Büyük şirketler vergiden muaf tutulurken, motorlu kuryelerden vergi alınıyor.

Büyük şirketler her yıl rekor kâr elde ederken, asgari ücrete zam yapılmıyor.

Büyük şirketler bankalara milyar dolarlık borçlarını ödemezken, halk bankalardan kredi çekemiyor.

Büyük şirketler büyüyor. Okullarda temizlik görevlilerine verecek para yok.

Büyük şirket sahipleri şişmanlıyor. Okullarda çocuklar için yemek parası yok.

Devlet, çocuklardan alıp, büyük şirketlere veriyor. Verdikçe de liberal demokrasinin önkoşulu olan sınıf çıkarlarının uyumlaştırılması ve sosyal tutunum yok oluyor. Liberal demokrasinin burjuva niteliğinin, ancak çöküş ânında açığa çıkması ise olsa olsa acı bir ironidir.
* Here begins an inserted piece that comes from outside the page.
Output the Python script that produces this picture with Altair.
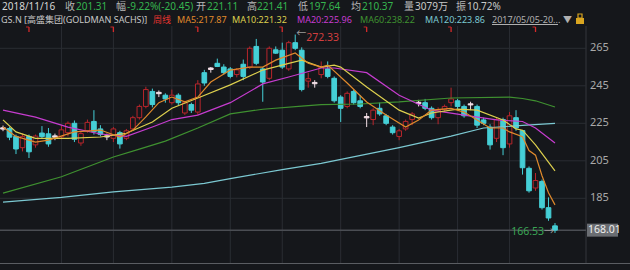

Burjuva liberal demokrasi çöktü ve yıkıntıları arasından, 21. yüzyılın karanlığı sızıyor. Bu karanlığı yırtacak olan, eski rejimin restorasyonu değil. Eski rejimin restorasyonu için gereken sınıfsal uzlaşı mevcut da değil. Ne otokrasinin beslediği burjuvazi ne sırtını otokrasiye yaslayan bürokrasi… Açıktır ki bugün için demokrasi, sadece işçi sınıfının talebidir ve eğer ikinci bir demokrasi deneyimimiz olacaksa bu, işçi sınıfının burjuvaziye karşı mücadelesinin ürünü olacak; işçi sınıfının ellerinde şekillenecek.